The best one-click fix in Photoshop is Shadows and Highlights - use it as recommend by Mt Spokane.


----------



## mb66energy (Oct 1, 2017)

(1) Use the histogram of your camera to decide exposure with the lighting you want to use:
Make a slightly underexposed image where you have no blown highlights and check the right side of the histogram.
Increase the exposure to shift the histogram data to the right without blowing out highlights.
(2) If the dog is to dark / to noisy after lifting shadows:
Think about a lighting setup with a diffuse light source near the dog (receives lots of light) and place the person
to the opposite side - twice the distance means a quarter of light per area resulting in -2 EV difference.

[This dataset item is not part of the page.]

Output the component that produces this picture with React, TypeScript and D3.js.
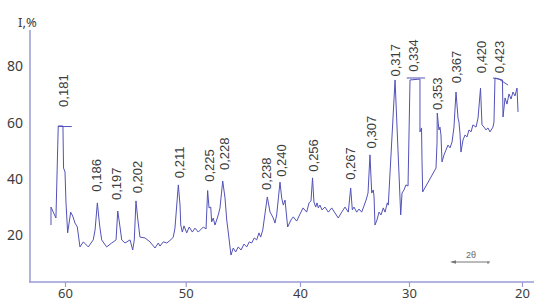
import { useEffect, useRef } from "react";
import * as d3 from "d3";

const width = 534;
const height = 302;
const axisLeftX = 30;
const axisBottomY = 282;
const axisTopY = 30;

// diffraction pattern, 2θ (deg) and relative intensity I (%)
const twoTheta = [
  61.16, 61.16, 60.75, 60.56, 60.17, 60.12, 60.0, 59.92, 59.78, 59.53, 59.36, 59.17, 58.98, 58.76, 58.48,
  58.07, 57.66, 57.51, 57.32, 57.16, 57.1, 56.96, 56.55, 56.13, 55.77, 55.63, 55.5, 55.3, 55.03, 54.61,
  54.39, 54.26, 54.12, 53.98, 53.79, 53.37, 52.96, 52.54, 52.27, 52.13, 51.86, 51.57, 51.24, 51.03, 50.89,
  50.61, 50.47, 50.41, 50.28, 50.14, 49.91, 49.69, 49.42, 49.19, 48.9, 48.46, 48.22, 48.08, 47.96, 47.81,
  47.73, 47.59, 47.44, 47.29, 47.15, 47.0, 46.76, 46.56, 46.41, 46.27, 46.04, 45.84, 45.63, 45.4, 45.16,
  44.9, 44.66, 44.44, 44.23, 44.0, 43.79, 43.59, 43.44, 43.26, 42.86, 42.62, 42.48, 42.34, 42.19, 42.04,
  41.75, 41.6, 41.46, 41.31, 41.08, 40.79, 40.59, 40.29, 40.0, 39.72, 39.39, 39.17, 38.99, 38.85, 38.72,
  38.56, 38.44, 38.32, 38.17, 37.98, 37.71, 37.4, 37.09, 36.79, 36.49, 36.17, 35.87, 35.57, 35.35, 35.2,
  35.05, 34.8, 34.59, 34.34, 34.13, 33.94, 33.76, 33.58, 33.42, 33.28, 33.21, 33.12, 32.94, 32.75, 32.57,
  32.36, 32.2, 31.99, 31.9, 31.28, 30.76, 30.64, 30.46, 30.28, 30.09, 29.91, 29.03, 29.03, 28.89, 28.85,
  28.79, 27.61, 27.52, 27.5, 27.35, 27.26, 27.17, 27.08, 26.9, 26.73, 26.55, 26.37, 26.19, 26.02, 25.84,
  25.66, 25.58, 25.49, 25.4, 25.22, 25.04, 24.87, 24.69, 24.51, 24.34, 24.07, 23.89, 23.67, 23.54, 23.36,
  23.19, 23.01, 22.83, 22.57, 22.48, 22.39, 21.73, 21.68, 21.5, 21.33, 21.15, 20.97, 20.8, 20.62, 20.44,
  20.35,
];

const intensity = [
  23.5, 29.9, 26.0, 58.8, 58.8, 43.8, 42.4, 31.7, 20.7, 28.1, 26.7, 24.2, 22.8, 15.7, 17.5,
  15.7, 18.2, 21.7, 31.4, 24.6, 22.4, 18.2, 15.7, 17.1, 18.2, 28.5, 24.6, 18.2, 17.1, 18.2,
  14.6, 18.2, 32.1, 26.0, 19.2, 18.9, 17.5, 15.3, 17.1, 16.0, 17.5, 17.1, 18.2, 19.2, 22.4,
  37.8, 30.6, 23.5, 21.0, 23.2, 20.7, 22.8, 21.0, 22.4, 21.0, 22.8, 22.1, 35.8, 29.6, 29.9,
  24.6, 26.0, 23.5, 25.3, 27.1, 29.6, 39.2, 33.1, 25.3, 20.7, 12.8, 15.3, 13.9, 15.7, 14.6,
  16.7, 15.7, 17.5, 17.1, 18.9, 18.2, 20.7, 19.2, 21.7, 33.5, 28.1, 27.1, 26.0, 24.2, 27.1,
  38.8, 33.1, 30.6, 32.4, 22.8, 25.3, 26.4, 24.9, 27.4, 29.6, 28.1, 31.4, 32.1, 40.3, 31.7,
  29.9, 31.4, 29.6, 30.6, 28.9, 29.9, 28.1, 29.6, 27.8, 26.0, 28.1, 29.9, 28.1, 36.7, 28.9,
  29.9, 28.1, 29.2, 28.1, 30.3, 32.4, 34.9, 48.5, 34.9, 36.0, 33.8, 23.5, 25.3, 28.1, 27.1,
  29.6, 28.1, 31.4, 30.6, 75.2, 27.1, 34.9, 36.0, 37.8, 37.4, 75.2, 75.5, 56.7, 58.1, 46.7,
  35.3, 43.8, 52.7, 63.4, 57.4, 58.4, 55.6, 46.0, 48.5, 50.2, 52.0, 51.0, 53.1, 58.4, 70.9,
  61.6, 60.2, 56.3, 49.5, 53.8, 55.6, 54.9, 57.4, 56.7, 59.2, 58.4, 61.6, 72.3, 59.2, 58.4,
  57.4, 58.1, 56.7, 58.4, 60.2, 75.9, 75.2, 62.0, 68.8, 66.6, 70.2, 68.4, 70.9, 69.5, 72.3,
  63.8,
];

// off-scale peak markers (bars over truncated peaks)
const caps = [
  { twoTheta: [60.56, 59.44], intensity: [58.6, 58.6] },
  { twoTheta: [30.21, 28.58], intensity: [75.9, 75.9] },
  { twoTheta: [22.57, 22.04, 21.24], intensity: [75.9, 75.5, 73.4] },
];

// interplanar spacings d (nm) written above peaks
const dLabels = ["0,181", "0,186", "0,197", "0,202", "0,211", "0,225", "0,228", "0,238", "0,240",
  "0,256", "0,267", "0,307", "0,317", "0,334", "0,353", "0,367", "0,420", "0,423"];
const dTwoTheta = [60.17, 57.37, 55.72, 53.99, 50.56, 47.96, 46.65, 42.91, 41.6,
  38.78, 35.34, 33.42, 31.28, 29.65, 27.48, 25.84, 23.57, 22.04];
const dLevel = [65.6, 35.4, 32.4, 34.8, 40.2, 38.9, 43.1, 36.0, 40.7,
  42.5, 39.6, 50.8, 76.4, 78.1, 64.5, 74.0, 77.6, 77.6];

const xTicks = [60, 50, 40, 30, 20];
const yTicks = [80, 60, 40, 20];

const lineColor = "#5252b8";
const axisColor = "#9a9ad6";
const textColor = "#3c3c3c";

// the printed 2θ axis is slightly uneven, so map tick by tick
const xScale = d3.scaleLinear().domain(xTicks).range([65, 185.7, 300, 409, 522]);
const yScale = d3.scaleLinear().domain([3.2, 93]).range([axisBottomY, axisTopY]);

export default function App() {
  const xAxisRef = useRef<SVGGElement>(null);
  const yAxisRef = useRef<SVGGElement>(null);

  const line = d3
    .line<number>()
    .x((_, i) => xScale(twoTheta[i]))
    .y((_, i) => yScale(intensity[i]));

  useEffect(() => {
    const xAxis = d3.axisBottom(xScale).tickValues(xTicks).tickSize(5).tickPadding(2).tickFormat(d3.format("d"));
    const gx = d3.select(xAxisRef.current!).call(xAxis);
    gx.select(".domain").remove();
    gx.selectAll(".tick line").attr("stroke", axisColor).attr("stroke-width", 1.2);
    gx.selectAll(".tick text")
      .attr("fill", textColor)
      .attr("font-size", 13)
      .attr("font-family", "'Noto Sans', sans-serif");

    const yAxis = d3.axisLeft(yScale).tickValues(yTicks).tickSize(0).tickPadding(7);
    const gy = d3.select(yAxisRef.current!).call(yAxis);
    gy.select(".domain").remove();
    gy.selectAll(".tick text")
      .attr("fill", textColor)
      .attr("font-size", 14)
      .attr("font-family", "'Noto Sans', sans-serif");
  }, []);

  return (
    <div style={{ position: "absolute", left: 0, top: 0 }}>
      <svg width={width} height={height} viewBox={`0 0 ${width} ${height}`} style={{ display: "block", background: "#fff" }}>
        <line x1={axisLeftX} x2={axisLeftX} y1={axisTopY} y2={axisBottomY} stroke={axisColor} strokeWidth={1.5} />
        <line x1={axisLeftX - 1} x2={width} y1={axisBottomY} y2={axisBottomY} stroke={axisColor} strokeWidth={1.5} />
        <g ref={xAxisRef} transform={`translate(0,${axisBottomY})`} />
        <g ref={yAxisRef} transform={`translate(${axisLeftX},0)`} />
        <text x={18} y={27} fill={textColor} fontSize={13} fontFamily="'Noto Sans', sans-serif">I,%</text>

        <path d={line(intensity) ?? ""} fill="none" stroke={lineColor} strokeWidth={1} strokeLinejoin="round" />
        {caps.map((c, k) => (
          <path
            key={k}
            d={
              d3
                .line<number>()
                .x((_, i) => xScale(c.twoTheta[i]))
                .y((_, i) => yScale(c.intensity[i]))(c.intensity) ?? ""
            }
            fill="none"
            stroke={lineColor}
            strokeWidth={1}
          />
        ))}

        {dLabels.map((t, i) => {
          const x = xScale(dTwoTheta[i]);
          const y = yScale(dLevel[i]);
          return (
            <text
              key={t}
              transform={`translate(${x},${y}) rotate(-90)`}
              dy="0.36em"
              fill={textColor}
              fontSize={13}
              fontFamily="'Liberation Sans', Arial, sans-serif"
            >
              {t}
            </text>
          );
        })}

        <g>
          <text x={471} y={258} textAnchor="middle" fill="#666" fontSize={9} fontFamily="'Liberation Sans', Arial, sans-serif">
            2θ
          </text>
          <line x1={452} x2={490} y1={262} y2={262} stroke="#777" strokeWidth={1} />
          <path d="M450,262 L456,260.3 L456,263.7 Z" fill="#777" />
          <line x1={488} x2={488} y1={261} y2={264} stroke="#777" strokeWidth={1} />
        </g>
      </svg>
    </div>
  );
}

That's just theory - happy experimenting!


----------



## Pookie (Oct 1, 2017)

And this is why an incident meter is still used by the best photographers in the world to this very day. I love hearing about all these types of exposure issues from newbies. Why did my camera do this, why is this all dark or this is all blown out? Asked if they metered? Followed by meter?!?! yea, my camera is set to spot or evaluative or point... then looking incredulous as to why you would ever need a handheld meter in the modern age. A reflective meter can always lie or get confused... a incident never does and will save you tons of headaches.


----------



## mb66energy (Oct 1, 2017)

Pookie said:


> And this is why an incident meter is still used by the best photographers in the world to this very day. I love hearing about all these types of exposure issues from newbies. Why did my camera do this, why is this all dark or this is all blown out? Asked if they metered? Followed by meter?!?! yea, my camera is set to spot or evaluative or point... then looking incredulous as to why you would ever need a handheld meter in the modern age. A reflective meter can always lie or get confused... a incident never does and will save you tons of headaches.



Good hint - if an incident meter isn't available spot or selective metering on a gray card is another method to evaluate exposure in complicated cases - perhaps model and dog each hold one card in front of their faces to check lightning / exposure  The gray card has to fill the sensitive area of the exposure meter geometry!
The gray card has to reflect 18% of incident light because that is assumed as standard motive by the built in camera light meter. Using a medium gray paper sheet might be sufficient - check if it has roughly 2.5 EV higher exposure than a white paper (85-90 % reflectivity). Maybe printing a gray card is possible until a gray card arrives from some supplier?!
Here a good explanatory text http://www.benjohnstonphotography.com/understand/greycard/greycard.html - this guy uses the same method without gray card: "used" asphalt / bitumen road surfaces!


----------